Johnny Morrison (Alan Ladd) and his two friends (including a good and funny William Bendix) are coming back in town after serving in the navy during WWII. While his two friends find a place for themselves, Johnny returns to his home to see his wife and his son he hasn't seen for years. There, his wife is having a party with a dozen of friends in which her lover, Eddie Harwood, is also invited. After an argument, during which Johnny threatens his wife with his gun (after learning that she is unfaithful, alcoholic and that their son is dead by her fault), he leaves the place and his gun, judging that she is not worth a killing, to find a hotel for the night. That same rainy night, she is killed with Johnny's gun. For the Police, he becomes the first suspect of this crime.

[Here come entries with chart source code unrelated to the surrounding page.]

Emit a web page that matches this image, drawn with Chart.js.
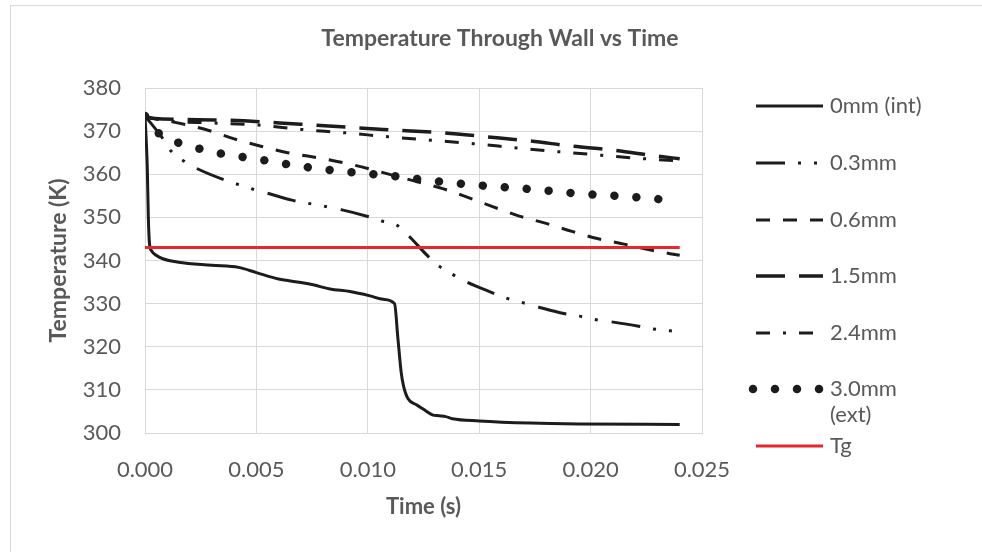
<!DOCTYPE html>
<html>
<head>
<meta charset="utf-8">
<script src="https://cdn.jsdelivr.net/npm/chart.js@4.4.0/dist/chart.umd.min.js"></script>
<style>
  html, body { margin: 0; padding: 0; background: #fff; }
  canvas { display: block; }
</style>
</head>
<body>
<canvas id="myChart" width="982" height="552"></canvas>
<script>
// ---- data ----
const seriesNames = ['0mm (int)', '0.3mm', '0.6mm', '1.5mm', '2.4mm', '3.0mm (ext)', 'Tg'];

const time0 = [0, 0.0001, 0.00015, 0.0002, 0.0003, 0.0005, 0.0008, 0.0015, 0.003, 0.0042, 0.005, 0.006, 0.007, 0.0076, 0.0083, 0.0092, 0.0101, 0.0107, 0.0112, 0.01135, 0.0115, 0.0116, 0.0118, 0.0122, 0.0125, 0.0129, 0.0132, 0.0135, 0.0138, 0.015, 0.0173, 0.0195, 0.024];
const temp0 = [373.5, 362, 350, 344, 342.2, 341.2, 340.4, 339.6, 338.9, 338.4, 337.2, 335.7, 334.9, 334.3, 333.4, 332.8, 331.8, 331.0, 330.0, 322, 314, 311, 308, 306.5, 305.5, 304.2, 304.0, 303.8, 303.3, 302.8, 302.3, 302.1, 302.0];

const time03 = [0, 0.0007, 0.0012, 0.0018, 0.0023, 0.0035, 0.0042, 0.0048, 0.0055, 0.0066, 0.0077, 0.0088, 0.01, 0.0106, 0.0113, 0.0118, 0.0127, 0.0132, 0.0138, 0.0144, 0.0156, 0.0162, 0.0169, 0.0176, 0.0188, 0.0195, 0.0201, 0.0209, 0.0221, 0.0227, 0.024];
const temp03 = [373.5, 369, 365.2, 362.9, 361.4, 358.8, 357.6, 356.6, 355.6, 354.0, 352.9, 351.8, 350.2, 349.2, 348.2, 345.9, 341.0, 338.7, 336.8, 335.1, 332.5, 331.3, 330.3, 329.3, 327.7, 327.1, 326.4, 325.8, 324.8, 324.2, 323.5];

const time06 = [0, 0.0012, 0.0029, 0.004, 0.0052, 0.0064, 0.0079, 0.0094, 0.0111, 0.0122, 0.0134, 0.0144, 0.0156, 0.0168, 0.018, 0.0192, 0.0203, 0.0215, 0.0227, 0.024];
const temp06 = [373.3, 372.2, 370.1, 368.2, 366.5, 365.0, 363.7, 362.1, 359.8, 358.3, 356.6, 354.8, 352.5, 350.3, 348.6, 346.7, 345.1, 343.8, 342.4, 341.2];

const time15 = [0, 0.0003, 0.0031, 0.007, 0.0107, 0.0134, 0.0153, 0.0173, 0.0192, 0.021, 0.023, 0.024];
const temp15 = [373.5, 373.0, 372.6, 371.6, 370.4, 369.6, 368.7, 367.7, 366.5, 365.6, 364.2, 363.6];

const time24 = [0, 0.0005, 0.0011, 0.003, 0.0051, 0.007, 0.009, 0.0109, 0.0128, 0.0147, 0.0167, 0.0186, 0.0205, 0.0224, 0.024];
const temp24 = [373.3, 372.8, 372.3, 371.9, 371.4, 370.4, 369.6, 368.7, 367.9, 367.1, 366.1, 365.2, 364.4, 363.6, 363.1];

const time30 = [0, 0.0007, 0.0017, 0.0027, 0.0037, 0.0048, 0.0069, 0.009, 0.0111, 0.0132, 0.0153, 0.0174, 0.0195, 0.0217, 0.024];
const temp30 = [373.5, 369.1, 367.0, 365.6, 364.5, 363.7, 361.9, 360.6, 359.6, 358.3, 357.3, 356.5, 355.5, 354.8, 353.8];

const timeTg = [0, 0.024];
const tempTg = [343, 343];

const xTicks = [0, 0.005, 0.01, 0.015, 0.02, 0.025];
const yTicks = [300, 310, 320, 330, 340, 350, 360, 370, 380];

// ---- styles ----
const FONT = 'Lato, "Open Sans", sans-serif';
const GREY = '#595959';
const INK = '#1c1c1c';
const RED = '#E8262B';

const lineStyles = [
    { color: INK, width: 3, dash: [], cap: 'butt' },
    { color: INK, width: 3, dash: [29, 13, 3, 13, 3, 14], cap: 'butt' },
    { color: INK, width: 3, dash: [14, 13], cap: 'butt' },
    { color: INK, width: 3.5, dash: [29, 14], cap: 'butt' },
    { color: INK, width: 3, dash: [14, 13, 3, 13], cap: 'butt' },
    { color: INK, width: 8.5, dash: [0.001, 22], cap: 'round' },
    { color: RED, width: 3, dash: [], cap: 'butt' }
];

const times = [time0, time03, time06, time15, time24, time30, timeTg];
const temps = [temp0, temp03, temp06, temp15, temp24, temp30, tempTg];

function toPoints(t, v) {
    return t.map((x, i) => ({ x: x, y: v[i] }));
}

const datasets = seriesNames.map((name, i) => ({
    label: name,
    data: toPoints(times[i], temps[i]),
    borderColor: lineStyles[i].color,
    borderWidth: lineStyles[i].width,
    borderDash: lineStyles[i].dash,
    borderCapStyle: lineStyles[i].cap,
    cubicInterpolationMode: 'monotone',
    pointRadius: 0,
    fill: false,
    order: i === 6 ? 0 : 1
}));

// chart title, border and legend drawn by hand to follow the Excel layout
const decorPlugin = {
    id: 'decor',
    afterDraw(chart) {
        const c = chart.ctx;
        c.save();
        c.strokeStyle = '#D9D9D9';
        c.lineWidth = 1;
        c.strokeRect(10.5, 5.5, 990, 570);

        c.fillStyle = GREY;
        c.font = 'bold 23px ' + FONT;
        c.textAlign = 'center';
        c.textBaseline = 'middle';
        c.fillText('Temperature Through Wall vs Time', 500, 39);

        // legend
        const x0 = 756, x1 = 823;
        const rows = [106, 163, 220, 276, 333, 389, 446];
        c.font = '22px ' + FONT;
        c.textAlign = 'left';
        rows.forEach((y, i) => {
            const st = lineStyles[i];
            c.beginPath();
            c.strokeStyle = st.color;
            c.lineWidth = st.width;
            c.lineCap = st.cap;
            c.setLineDash(st.dash);
            if (i === 5) {
                c.moveTo(753, y);
                c.lineTo(822, y);
            } else {
                c.moveTo(x0, y);
                c.lineTo(x1, y);
            }
            c.stroke();
            c.setLineDash([]);
            c.fillStyle = GREY;
            if (i === 5) {
                c.fillText('3.0mm', 830, y);
                c.fillText('(ext)', 830, y + 26);
            } else {
                c.fillText(seriesNames[i], 830, y);
            }
        });
        c.restore();
    }
};

const ctx = document.getElementById('myChart').getContext('2d');

const myChart = new Chart(ctx, {
    type: 'line',
    data: { datasets: datasets },
    options: {
        responsive: false,
        animation: false,
        devicePixelRatio: 1,
        layout: { padding: { left: 0, top: 88, right: 280, bottom: 0 } },
        plugins: {
            legend: { display: false },
            title: { display: false },
            tooltip: { enabled: false }
        },
        scales: {
            x: {
                type: 'linear',
                min: 0,
                max: 0.025,
                afterBuildTicks: (scale) => { scale.ticks = xTicks.map(v => ({ value: v })); },
                afterFit: (scale) => { scale.height = 119; },
                grid: { color: '#D9D9D9', lineWidth: 1, drawTicks: false },
                border: { color: '#D9D9D9' },
                ticks: {
                    color: GREY,
                    font: { family: FONT, size: 22 },
                    padding: 24,
                    maxRotation: 0,
                    callback: (v) => Number(v).toFixed(3)
                },
                title: {
                    display: true,
                    text: 'Time (s)',
                    color: GREY,
                    font: { family: FONT, size: 22, weight: 'bold' },
                    padding: { top: 0, bottom: 32 }
                }
            },
            y: {
                min: 300,
                max: 380,
                afterBuildTicks: (scale) => { scale.ticks = yTicks.map(v => ({ value: v })); },
                afterFit: (scale) => { scale.width = 145; },
                grid: { color: '#D9D9D9', lineWidth: 1, drawTicks: false },
                border: { color: '#D9D9D9' },
                ticks: {
                    color: GREY,
                    font: { family: FONT, size: 22 },
                    padding: 24
                },
                title: {
                    display: true,
                    text: 'Temperature (K)',
                    color: GREY,
                    font: { family: FONT, size: 23, weight: 'bold' },
                    padding: { top: 45, bottom: 0 }
                }
            }
        }
    },
    plugins: [decorPlugin]
});
</script>
</body>
</html>
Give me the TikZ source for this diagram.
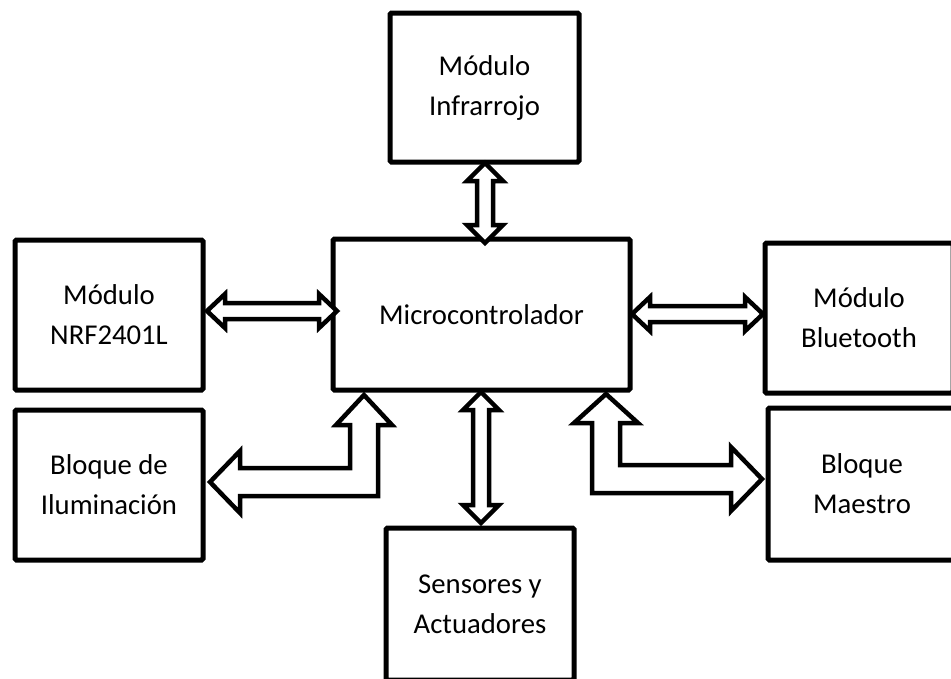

I've heard a lot about this movie (a classic of film noir with the legendary couple Alan Ladd and Veronica Lake) without being able to see it for years. I just saw this movie tonight at the Oak Street Cinema in Minneapolis. Overall the movie is good thanks to a good plot (the scenario is signed Raymond Chandler, not quiet a coincidence). At first, I found the acting very poor and dated. Especially during the argument between Alan Ladd and his wife (played Doris Dowling). This was quiet a surprise for me because I met this actress in Othello (in which she has a small part) directed by Orson Welles, a director who generally hires only good actors. But as soon as you get into the story, the acting and the dialogues get better and you really want to know the name of the murderer (really I could not guess it!). After the plot, the scenes between Alan Ladd and Veronica Lake are what make the movie worth to remember. Frustrating enough for the most romantic of us, you won't see them kiss each other during this movie, even at the end (this was probably not allowed on screen at the time when the movie was made). It is also hard to tell if the Dahlias in the movie were actually blue since it was filmed in black and white. Finally, yes, Veronica Lake is very beautiful.

This is good entertainment, I recommend it with a 7/10.